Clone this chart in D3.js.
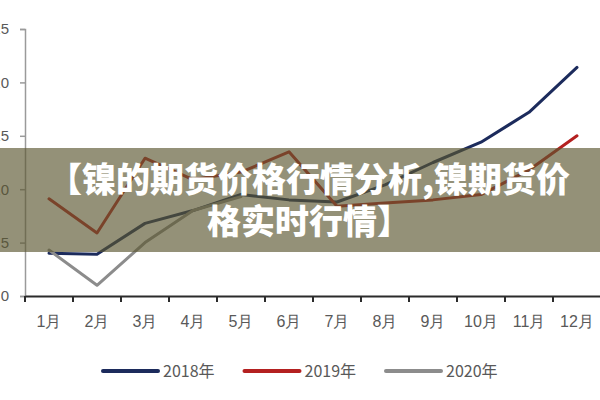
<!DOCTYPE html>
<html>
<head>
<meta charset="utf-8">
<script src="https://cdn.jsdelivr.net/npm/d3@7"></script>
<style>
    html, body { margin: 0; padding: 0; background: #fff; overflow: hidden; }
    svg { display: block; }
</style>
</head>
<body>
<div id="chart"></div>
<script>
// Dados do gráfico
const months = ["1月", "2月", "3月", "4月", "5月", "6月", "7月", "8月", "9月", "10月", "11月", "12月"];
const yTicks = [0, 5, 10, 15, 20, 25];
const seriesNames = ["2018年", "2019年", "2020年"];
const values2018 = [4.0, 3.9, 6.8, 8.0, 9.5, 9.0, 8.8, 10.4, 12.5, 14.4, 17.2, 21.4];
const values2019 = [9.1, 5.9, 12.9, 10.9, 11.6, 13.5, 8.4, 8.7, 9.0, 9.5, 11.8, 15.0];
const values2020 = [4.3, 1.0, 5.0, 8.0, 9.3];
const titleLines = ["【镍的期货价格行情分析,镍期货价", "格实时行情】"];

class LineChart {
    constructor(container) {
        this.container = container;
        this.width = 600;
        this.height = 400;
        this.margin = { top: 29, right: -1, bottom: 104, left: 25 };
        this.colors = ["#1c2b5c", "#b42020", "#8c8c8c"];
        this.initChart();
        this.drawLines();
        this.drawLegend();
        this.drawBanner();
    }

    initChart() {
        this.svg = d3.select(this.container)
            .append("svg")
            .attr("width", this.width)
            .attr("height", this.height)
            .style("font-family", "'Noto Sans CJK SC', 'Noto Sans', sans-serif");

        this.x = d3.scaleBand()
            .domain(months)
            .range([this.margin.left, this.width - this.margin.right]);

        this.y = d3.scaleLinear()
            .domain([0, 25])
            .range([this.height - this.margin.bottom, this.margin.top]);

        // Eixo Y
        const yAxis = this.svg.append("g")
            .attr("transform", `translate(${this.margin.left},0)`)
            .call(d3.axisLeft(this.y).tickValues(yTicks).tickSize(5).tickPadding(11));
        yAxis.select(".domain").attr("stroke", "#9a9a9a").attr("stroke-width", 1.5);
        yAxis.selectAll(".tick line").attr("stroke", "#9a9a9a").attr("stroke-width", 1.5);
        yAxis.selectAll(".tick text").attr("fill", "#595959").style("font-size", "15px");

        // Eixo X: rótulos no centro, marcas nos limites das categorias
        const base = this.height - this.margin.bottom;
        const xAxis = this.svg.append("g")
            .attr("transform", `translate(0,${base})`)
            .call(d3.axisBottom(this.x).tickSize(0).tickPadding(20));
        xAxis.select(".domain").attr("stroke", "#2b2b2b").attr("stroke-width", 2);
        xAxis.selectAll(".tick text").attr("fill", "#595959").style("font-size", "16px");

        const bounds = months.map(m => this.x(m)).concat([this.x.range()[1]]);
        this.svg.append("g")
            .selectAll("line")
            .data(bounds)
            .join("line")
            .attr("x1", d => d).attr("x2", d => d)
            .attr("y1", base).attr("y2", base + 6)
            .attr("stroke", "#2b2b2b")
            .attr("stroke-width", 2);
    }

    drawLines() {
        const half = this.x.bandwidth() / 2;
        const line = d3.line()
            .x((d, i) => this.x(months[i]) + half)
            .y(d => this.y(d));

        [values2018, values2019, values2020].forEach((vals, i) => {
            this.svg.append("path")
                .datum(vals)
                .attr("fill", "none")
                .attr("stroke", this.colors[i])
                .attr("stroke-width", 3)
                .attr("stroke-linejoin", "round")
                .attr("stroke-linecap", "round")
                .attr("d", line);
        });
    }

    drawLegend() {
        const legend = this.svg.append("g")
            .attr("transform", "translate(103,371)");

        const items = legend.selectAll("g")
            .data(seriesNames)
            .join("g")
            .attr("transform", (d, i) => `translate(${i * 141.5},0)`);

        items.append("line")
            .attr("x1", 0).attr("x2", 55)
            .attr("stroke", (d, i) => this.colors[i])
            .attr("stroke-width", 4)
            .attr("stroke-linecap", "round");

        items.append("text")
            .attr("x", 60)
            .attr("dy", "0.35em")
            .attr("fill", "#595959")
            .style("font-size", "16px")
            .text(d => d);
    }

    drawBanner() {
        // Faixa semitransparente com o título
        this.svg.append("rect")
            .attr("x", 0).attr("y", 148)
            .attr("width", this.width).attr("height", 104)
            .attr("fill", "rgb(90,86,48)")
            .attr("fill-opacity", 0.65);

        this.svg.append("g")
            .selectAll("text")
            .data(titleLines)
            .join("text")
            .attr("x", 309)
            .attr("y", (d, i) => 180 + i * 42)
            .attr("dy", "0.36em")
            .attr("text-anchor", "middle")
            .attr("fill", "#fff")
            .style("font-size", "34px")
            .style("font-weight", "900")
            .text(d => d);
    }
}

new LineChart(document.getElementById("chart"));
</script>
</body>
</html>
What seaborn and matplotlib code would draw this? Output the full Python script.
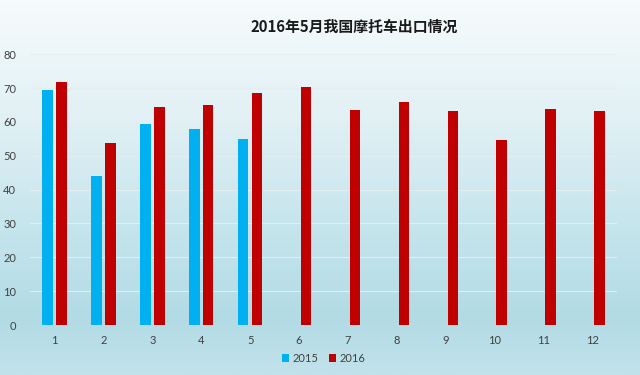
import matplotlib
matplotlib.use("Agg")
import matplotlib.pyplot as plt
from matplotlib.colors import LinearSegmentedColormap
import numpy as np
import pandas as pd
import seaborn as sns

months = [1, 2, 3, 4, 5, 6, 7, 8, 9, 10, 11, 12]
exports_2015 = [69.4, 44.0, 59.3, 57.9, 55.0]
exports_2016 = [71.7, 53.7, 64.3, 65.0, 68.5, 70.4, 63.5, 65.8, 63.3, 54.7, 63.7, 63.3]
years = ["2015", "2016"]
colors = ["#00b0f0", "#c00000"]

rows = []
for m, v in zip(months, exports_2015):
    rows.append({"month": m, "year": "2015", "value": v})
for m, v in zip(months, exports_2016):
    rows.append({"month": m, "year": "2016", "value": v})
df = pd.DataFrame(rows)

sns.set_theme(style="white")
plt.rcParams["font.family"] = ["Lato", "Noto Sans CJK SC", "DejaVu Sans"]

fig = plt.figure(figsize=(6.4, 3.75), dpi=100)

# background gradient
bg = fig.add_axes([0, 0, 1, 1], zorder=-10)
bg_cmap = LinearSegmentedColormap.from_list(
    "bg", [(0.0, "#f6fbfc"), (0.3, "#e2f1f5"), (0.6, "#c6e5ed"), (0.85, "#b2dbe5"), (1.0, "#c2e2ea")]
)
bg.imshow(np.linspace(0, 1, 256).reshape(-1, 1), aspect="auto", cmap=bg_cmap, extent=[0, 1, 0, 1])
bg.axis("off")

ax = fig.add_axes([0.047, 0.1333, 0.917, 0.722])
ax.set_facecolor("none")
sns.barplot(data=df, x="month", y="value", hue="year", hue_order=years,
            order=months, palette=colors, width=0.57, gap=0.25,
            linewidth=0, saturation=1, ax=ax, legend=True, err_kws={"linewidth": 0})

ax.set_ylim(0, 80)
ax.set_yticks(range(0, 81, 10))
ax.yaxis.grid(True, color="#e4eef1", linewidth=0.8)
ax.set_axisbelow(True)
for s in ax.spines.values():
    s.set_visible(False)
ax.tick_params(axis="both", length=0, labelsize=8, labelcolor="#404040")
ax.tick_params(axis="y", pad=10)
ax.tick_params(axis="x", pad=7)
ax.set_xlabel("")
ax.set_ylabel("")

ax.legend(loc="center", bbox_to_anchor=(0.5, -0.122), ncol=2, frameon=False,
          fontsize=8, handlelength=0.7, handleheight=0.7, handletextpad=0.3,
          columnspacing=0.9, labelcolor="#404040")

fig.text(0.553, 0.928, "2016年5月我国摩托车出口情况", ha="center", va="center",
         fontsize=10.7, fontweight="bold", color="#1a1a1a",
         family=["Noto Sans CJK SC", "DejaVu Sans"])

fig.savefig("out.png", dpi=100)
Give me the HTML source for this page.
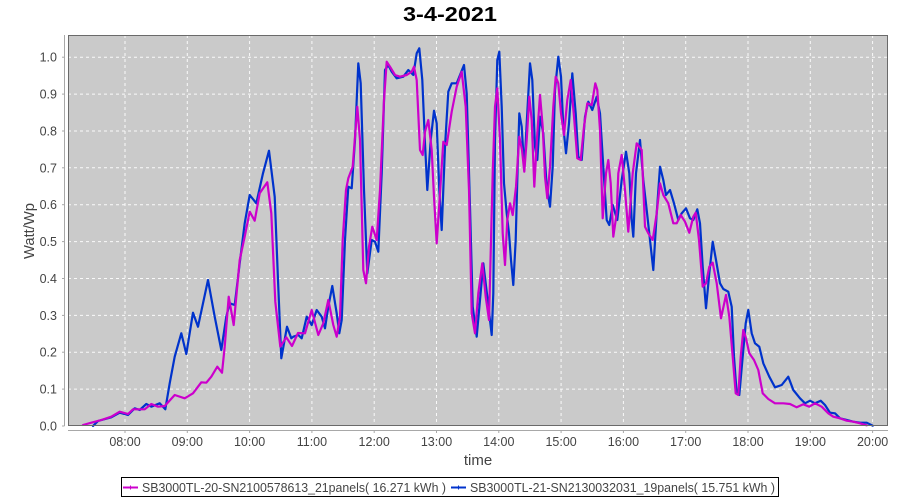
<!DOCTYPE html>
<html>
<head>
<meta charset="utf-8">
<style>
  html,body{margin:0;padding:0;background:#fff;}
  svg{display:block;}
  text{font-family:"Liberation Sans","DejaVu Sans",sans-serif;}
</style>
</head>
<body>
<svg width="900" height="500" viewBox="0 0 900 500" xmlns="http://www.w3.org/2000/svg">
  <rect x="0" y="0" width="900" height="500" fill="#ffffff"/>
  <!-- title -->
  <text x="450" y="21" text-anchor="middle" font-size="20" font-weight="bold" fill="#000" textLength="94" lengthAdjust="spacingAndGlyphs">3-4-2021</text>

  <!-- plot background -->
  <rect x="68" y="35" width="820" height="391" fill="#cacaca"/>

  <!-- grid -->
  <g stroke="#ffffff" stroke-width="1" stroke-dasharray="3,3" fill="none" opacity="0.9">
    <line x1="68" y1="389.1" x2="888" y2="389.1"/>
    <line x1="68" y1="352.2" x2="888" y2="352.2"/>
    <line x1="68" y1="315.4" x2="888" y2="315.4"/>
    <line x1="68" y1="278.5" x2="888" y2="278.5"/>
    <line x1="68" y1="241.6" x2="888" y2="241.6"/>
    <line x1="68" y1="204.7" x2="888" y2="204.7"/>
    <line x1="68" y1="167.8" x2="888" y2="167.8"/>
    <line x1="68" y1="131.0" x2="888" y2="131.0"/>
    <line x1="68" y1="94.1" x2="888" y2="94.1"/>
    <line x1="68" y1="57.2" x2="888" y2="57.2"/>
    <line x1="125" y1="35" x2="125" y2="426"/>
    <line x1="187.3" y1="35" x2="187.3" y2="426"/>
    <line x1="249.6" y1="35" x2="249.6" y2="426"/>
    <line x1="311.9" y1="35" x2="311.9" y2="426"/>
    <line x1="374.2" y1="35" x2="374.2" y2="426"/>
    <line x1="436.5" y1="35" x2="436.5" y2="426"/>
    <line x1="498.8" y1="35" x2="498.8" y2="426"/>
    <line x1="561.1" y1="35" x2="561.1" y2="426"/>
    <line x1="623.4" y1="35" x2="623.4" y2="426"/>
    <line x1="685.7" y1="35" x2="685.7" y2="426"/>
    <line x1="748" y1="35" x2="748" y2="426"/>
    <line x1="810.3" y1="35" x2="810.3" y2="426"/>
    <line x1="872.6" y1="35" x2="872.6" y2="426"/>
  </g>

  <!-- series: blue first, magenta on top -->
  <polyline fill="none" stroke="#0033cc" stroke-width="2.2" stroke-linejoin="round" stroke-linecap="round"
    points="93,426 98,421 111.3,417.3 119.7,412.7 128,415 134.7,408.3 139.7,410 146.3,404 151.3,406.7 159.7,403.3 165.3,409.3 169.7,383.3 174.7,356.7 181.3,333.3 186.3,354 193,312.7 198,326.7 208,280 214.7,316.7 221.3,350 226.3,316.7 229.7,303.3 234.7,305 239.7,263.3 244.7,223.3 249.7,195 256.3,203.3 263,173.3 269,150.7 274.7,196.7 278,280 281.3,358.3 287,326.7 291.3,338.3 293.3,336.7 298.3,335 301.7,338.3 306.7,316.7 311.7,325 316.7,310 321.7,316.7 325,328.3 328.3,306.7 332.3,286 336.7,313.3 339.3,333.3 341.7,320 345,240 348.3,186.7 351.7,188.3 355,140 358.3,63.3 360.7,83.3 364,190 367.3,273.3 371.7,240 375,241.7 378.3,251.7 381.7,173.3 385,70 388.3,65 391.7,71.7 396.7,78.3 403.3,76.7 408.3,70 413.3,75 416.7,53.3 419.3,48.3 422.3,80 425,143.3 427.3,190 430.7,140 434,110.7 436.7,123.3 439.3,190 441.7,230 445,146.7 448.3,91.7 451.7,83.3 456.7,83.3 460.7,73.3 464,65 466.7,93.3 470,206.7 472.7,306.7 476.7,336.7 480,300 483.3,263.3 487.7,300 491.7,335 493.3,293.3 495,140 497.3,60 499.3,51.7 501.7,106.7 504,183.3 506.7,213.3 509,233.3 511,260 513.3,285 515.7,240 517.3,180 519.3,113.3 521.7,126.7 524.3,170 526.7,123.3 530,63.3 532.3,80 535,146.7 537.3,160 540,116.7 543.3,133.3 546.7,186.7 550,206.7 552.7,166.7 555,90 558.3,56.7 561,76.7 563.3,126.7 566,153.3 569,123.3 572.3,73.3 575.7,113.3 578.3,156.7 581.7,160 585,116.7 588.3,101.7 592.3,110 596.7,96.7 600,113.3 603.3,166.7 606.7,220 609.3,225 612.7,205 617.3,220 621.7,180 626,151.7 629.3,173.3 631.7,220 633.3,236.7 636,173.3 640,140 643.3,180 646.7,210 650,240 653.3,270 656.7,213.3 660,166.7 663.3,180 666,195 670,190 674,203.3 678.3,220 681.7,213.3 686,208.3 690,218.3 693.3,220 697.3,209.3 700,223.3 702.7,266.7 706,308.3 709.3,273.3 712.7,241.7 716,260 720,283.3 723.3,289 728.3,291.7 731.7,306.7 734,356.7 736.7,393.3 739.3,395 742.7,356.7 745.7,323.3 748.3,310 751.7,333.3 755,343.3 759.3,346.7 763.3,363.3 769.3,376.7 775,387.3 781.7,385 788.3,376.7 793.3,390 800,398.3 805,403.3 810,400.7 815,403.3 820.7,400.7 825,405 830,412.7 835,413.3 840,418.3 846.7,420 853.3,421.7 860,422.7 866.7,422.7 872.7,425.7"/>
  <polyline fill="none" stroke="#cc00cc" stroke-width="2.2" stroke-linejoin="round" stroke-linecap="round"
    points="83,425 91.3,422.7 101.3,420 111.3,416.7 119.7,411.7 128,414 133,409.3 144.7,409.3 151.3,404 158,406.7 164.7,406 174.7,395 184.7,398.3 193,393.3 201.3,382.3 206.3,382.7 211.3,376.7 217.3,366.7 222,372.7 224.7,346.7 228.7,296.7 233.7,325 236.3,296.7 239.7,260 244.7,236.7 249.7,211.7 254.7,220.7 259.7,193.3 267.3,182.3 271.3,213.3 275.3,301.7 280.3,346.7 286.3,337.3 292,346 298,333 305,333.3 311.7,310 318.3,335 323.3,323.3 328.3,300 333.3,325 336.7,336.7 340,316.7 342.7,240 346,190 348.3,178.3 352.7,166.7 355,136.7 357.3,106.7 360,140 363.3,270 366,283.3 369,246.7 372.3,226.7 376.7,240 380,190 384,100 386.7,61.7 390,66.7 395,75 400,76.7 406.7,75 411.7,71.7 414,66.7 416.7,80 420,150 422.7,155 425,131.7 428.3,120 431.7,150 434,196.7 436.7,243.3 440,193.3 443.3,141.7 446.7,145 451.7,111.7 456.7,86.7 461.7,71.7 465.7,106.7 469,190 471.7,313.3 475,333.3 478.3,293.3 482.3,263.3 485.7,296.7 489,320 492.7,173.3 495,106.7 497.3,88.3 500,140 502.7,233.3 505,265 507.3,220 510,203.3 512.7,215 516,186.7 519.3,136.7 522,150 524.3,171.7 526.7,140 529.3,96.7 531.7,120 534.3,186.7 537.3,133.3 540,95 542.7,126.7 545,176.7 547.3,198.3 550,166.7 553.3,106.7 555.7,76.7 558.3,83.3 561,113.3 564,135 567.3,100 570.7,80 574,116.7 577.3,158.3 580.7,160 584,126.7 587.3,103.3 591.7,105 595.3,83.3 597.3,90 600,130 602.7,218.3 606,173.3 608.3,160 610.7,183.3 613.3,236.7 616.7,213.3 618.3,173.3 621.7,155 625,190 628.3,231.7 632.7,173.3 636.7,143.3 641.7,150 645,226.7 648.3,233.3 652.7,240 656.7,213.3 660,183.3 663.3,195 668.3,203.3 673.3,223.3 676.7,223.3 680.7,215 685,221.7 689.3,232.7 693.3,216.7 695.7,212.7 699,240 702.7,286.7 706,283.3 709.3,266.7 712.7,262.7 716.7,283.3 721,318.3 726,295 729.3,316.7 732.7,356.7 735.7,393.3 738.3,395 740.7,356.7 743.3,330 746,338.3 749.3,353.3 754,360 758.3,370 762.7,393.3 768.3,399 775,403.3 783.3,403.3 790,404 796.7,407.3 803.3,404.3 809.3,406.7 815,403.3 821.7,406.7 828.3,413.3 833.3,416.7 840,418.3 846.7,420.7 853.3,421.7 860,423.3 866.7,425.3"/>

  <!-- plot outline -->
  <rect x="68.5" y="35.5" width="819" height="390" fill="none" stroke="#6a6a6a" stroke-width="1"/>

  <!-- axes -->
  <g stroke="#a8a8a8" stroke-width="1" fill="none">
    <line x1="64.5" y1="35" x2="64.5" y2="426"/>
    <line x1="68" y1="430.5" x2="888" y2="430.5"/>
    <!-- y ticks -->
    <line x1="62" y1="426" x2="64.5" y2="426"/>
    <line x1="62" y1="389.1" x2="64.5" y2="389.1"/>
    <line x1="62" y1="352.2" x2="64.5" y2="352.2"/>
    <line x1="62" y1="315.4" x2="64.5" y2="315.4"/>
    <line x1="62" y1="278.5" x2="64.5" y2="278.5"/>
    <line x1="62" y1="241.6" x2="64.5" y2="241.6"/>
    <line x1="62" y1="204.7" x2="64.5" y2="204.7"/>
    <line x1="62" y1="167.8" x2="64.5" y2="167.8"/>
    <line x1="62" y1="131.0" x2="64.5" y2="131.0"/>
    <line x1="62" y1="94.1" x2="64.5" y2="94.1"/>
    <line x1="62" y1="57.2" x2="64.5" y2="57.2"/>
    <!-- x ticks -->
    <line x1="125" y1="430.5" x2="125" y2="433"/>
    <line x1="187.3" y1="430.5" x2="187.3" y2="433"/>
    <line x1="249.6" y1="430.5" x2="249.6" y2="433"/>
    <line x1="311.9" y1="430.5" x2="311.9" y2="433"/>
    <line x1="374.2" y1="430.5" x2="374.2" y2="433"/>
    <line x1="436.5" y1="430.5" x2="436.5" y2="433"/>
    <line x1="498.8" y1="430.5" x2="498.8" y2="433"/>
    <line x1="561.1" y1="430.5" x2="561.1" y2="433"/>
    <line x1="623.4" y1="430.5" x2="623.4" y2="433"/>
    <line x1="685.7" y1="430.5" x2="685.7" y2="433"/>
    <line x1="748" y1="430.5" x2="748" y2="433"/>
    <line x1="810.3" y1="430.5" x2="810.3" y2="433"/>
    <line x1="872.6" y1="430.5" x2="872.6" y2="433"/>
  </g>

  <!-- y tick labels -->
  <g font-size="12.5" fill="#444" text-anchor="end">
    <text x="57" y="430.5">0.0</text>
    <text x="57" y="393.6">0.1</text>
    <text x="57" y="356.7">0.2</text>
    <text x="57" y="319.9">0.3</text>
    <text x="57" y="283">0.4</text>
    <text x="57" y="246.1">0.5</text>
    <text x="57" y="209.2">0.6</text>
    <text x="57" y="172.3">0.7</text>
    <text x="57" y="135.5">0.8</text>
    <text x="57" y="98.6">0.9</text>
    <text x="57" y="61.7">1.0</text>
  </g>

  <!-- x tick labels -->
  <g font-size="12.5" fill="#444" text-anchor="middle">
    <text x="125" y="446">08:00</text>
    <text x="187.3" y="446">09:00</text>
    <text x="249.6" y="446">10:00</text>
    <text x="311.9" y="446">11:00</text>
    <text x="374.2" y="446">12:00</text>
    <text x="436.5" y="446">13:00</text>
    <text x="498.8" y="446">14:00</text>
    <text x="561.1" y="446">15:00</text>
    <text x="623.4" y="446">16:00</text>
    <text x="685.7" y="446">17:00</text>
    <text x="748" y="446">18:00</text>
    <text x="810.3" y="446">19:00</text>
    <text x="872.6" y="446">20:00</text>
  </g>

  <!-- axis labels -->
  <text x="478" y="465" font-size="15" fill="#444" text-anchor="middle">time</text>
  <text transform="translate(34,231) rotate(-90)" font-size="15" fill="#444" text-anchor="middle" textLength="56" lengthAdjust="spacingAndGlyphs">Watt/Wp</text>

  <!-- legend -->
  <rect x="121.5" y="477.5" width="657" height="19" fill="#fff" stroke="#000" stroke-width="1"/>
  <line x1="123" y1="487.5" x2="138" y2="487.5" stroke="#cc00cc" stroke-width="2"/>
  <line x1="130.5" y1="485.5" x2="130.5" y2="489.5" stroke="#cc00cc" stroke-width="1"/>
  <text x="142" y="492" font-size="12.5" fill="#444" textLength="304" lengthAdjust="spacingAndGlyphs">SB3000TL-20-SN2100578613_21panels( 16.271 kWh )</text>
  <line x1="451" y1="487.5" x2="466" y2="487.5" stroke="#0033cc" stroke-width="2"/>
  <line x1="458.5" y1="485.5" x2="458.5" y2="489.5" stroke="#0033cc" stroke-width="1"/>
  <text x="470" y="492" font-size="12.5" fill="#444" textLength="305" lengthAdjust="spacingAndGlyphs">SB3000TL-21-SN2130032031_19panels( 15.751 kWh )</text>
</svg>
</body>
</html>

★ ★ ★ ★ ★

What is needed => Copy whichever lines in the listing above contain the word "seaborn".

Expected answer =>
What seaborn and matplotlib code would draw this? Output the full Python script.
import seaborn as sns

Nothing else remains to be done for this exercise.